* [Record excerpts]

____________

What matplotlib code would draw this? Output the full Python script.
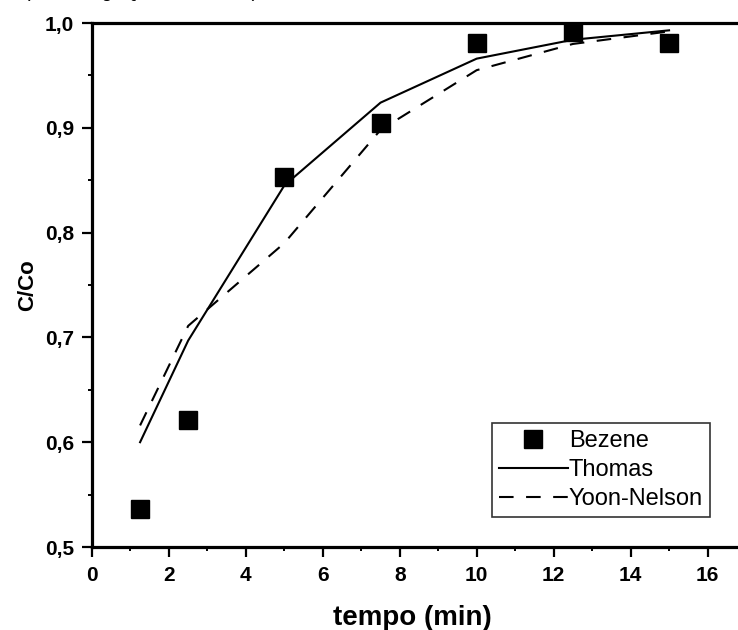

____________

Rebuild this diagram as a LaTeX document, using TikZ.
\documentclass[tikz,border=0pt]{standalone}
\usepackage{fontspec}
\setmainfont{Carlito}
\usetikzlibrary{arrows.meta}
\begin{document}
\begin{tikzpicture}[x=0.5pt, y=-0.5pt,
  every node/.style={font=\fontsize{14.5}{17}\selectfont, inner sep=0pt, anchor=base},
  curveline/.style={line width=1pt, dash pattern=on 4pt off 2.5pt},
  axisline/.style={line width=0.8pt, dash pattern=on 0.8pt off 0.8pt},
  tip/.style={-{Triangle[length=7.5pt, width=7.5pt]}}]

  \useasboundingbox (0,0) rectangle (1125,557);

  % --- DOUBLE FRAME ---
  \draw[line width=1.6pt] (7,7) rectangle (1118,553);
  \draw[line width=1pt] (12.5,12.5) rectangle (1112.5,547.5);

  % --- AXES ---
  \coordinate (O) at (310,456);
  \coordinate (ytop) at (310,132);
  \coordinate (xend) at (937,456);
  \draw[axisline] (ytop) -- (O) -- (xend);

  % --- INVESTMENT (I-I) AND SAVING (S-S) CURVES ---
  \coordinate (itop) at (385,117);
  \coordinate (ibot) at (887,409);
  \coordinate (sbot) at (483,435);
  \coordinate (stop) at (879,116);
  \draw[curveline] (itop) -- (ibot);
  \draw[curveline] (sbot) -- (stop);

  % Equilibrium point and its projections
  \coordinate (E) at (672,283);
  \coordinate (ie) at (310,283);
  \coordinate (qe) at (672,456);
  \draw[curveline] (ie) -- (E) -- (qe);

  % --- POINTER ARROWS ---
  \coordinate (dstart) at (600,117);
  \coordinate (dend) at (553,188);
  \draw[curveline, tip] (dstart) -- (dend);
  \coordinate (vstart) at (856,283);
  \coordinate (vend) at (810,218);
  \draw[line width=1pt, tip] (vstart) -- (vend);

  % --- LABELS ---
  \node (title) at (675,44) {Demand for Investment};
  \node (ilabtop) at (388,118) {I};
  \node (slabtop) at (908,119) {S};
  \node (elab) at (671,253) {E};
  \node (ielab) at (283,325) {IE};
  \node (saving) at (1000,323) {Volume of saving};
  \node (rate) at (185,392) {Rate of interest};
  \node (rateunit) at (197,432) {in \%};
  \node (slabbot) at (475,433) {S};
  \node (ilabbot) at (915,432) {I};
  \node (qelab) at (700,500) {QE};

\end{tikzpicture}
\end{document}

____________

* [Goal] Copy out exactly the lines from the one with "Rebuild this diagram" through the one with "(12.5,12.5) rectangle (1112.5,547.5);", counting both ends, and no other lines.

* [Written reply]
Rebuild this diagram as a LaTeX document, using TikZ.
\documentclass[tikz,border=0pt]{standalone}
\usepackage{fontspec}
\setmainfont{Carlito}
\usetikzlibrary{arrows.meta}
\begin{document}
\begin{tikzpicture}[x=0.5pt, y=-0.5pt,
  every node/.style={font=\fontsize{14.5}{17}\selectfont, inner sep=0pt, anchor=base},
  curveline/.style={line width=1pt, dash pattern=on 4pt off 2.5pt},
  axisline/.style={line width=0.8pt, dash pattern=on 0.8pt off 0.8pt},
  tip/.style={-{Triangle[length=7.5pt, width=7.5pt]}}]

  \useasboundingbox (0,0) rectangle (1125,557);

  % --- DOUBLE FRAME ---
  \draw[line width=1.6pt] (7,7) rectangle (1118,553);
  \draw[line width=1pt] (12.5,12.5) rectangle (1112.5,547.5);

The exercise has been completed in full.